In one specific, non-limiting implementation, a nichrome wire may be used in conjunction with an adhesive joint 102 having a width of 16 mm, a length of 10 mm, and a layer of an adhesive having a thickness of 0.2 mm and a T_gof 80° C. In such an example, the adhesive joint 102 may be cut by pulling the heat-based cutting tool 112 with a force of ˜6-8 N when the heat-based cutting tool 112 is heated to or above the T_g. It will be understood that numerous other configurations are possible.

The cutting affordance 110 may be configured to allow the heat-based cutting tool 112 to be pulled through the adhesive joint 102 in any suitable direction. The pulling direction 118 may be based on a layout of the adhesive joint 102, a shape/dimensions of the first component 104 and the second component 106, as well as the configuration other components in the device 100 and the device 100 as a whole.
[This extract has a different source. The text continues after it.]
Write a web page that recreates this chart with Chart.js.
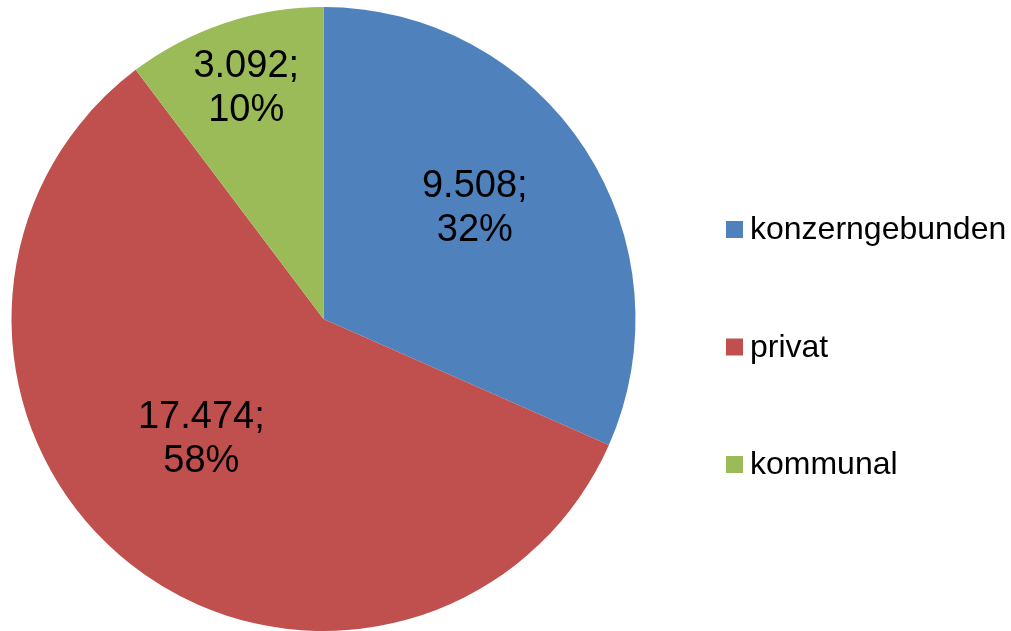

FIGS. 3-4 show other examples of cutting affordances. First referring to FIG. 3, a device 300 includes a cutting affordance 310 comprising a groove 311 positioned within the adhesive joint 302 and defined by the second component 306. The groove 311 is configured to accommodate the heat-based cutting tool 312, such that the heat-based cutting tool 312 may be incorporated into the device 300 at the time of device manufacture. In this manner, the heat-based cutting tool 312 may reside in the device 300 until it is used to cut the adhesive joint 302. In other embodiments, the heat-based cutting tool 312 may be inserted into the groove 311 when the joint is to be cut, rather than at the time of manufacture. In yet other embodiments, groove 311 may be omitted, and the heat-based cutting tool 312 may be incorporated directly into the adhesive joint or into a space adjacent to the adhesive joint at the time of manufacture, as described above with regard to FIGS. 1-2.

Next referring to FIG. 4, the heat-based cutting tool is spaced from the adhesive joint 402 by a mechanical guide in the form of a lead-in or ramp 420. The ramp 420 may be configured to guide the heat-based cutting tool 412 into the adhesive joint 402 when the heat-based cutting tool 412 is pulled. The ramp 420 may have any suitable shape, size, angle, or other dimensional characteristics to allow the heat-based cutting tool 412 to be smoothly pulled into the adhesive joint 402. In this implementation, the heat-based cutting tool 412 need not be incorporated into the device 400 at the time of manufacturing. Rather, the ramp 420 may allow may facilitate the insertion of the heat-based cutting tool 412 into the joint 402 when disassembly of the joint 402 is desired. In the depicted implementation, the ramp 420 and the heat-based cutting tool 412 may together be considered a cutting affordance.

In some implementations, a device may include physical features other than a ramp configured to guide the heat-based cutting tool during disassembly via the heat-based cutting tool, and/or to ensure that other components are not damaged during cutting. Examples include, but are not limited to, thermal insulators, mechanical stops, and cutting tool guides.

FIGS. 5-7 show example arrangements of the heat-based cutting tool relative to an adhesive joint being cut. In the illustrated examples, the arrows indicate example pulling directions for the heat-based cutting tool to cut the adhesive joint. A shape of the adhesive joint is shown in simplified form and may differ from an actual shape of the adhesive joint in the device.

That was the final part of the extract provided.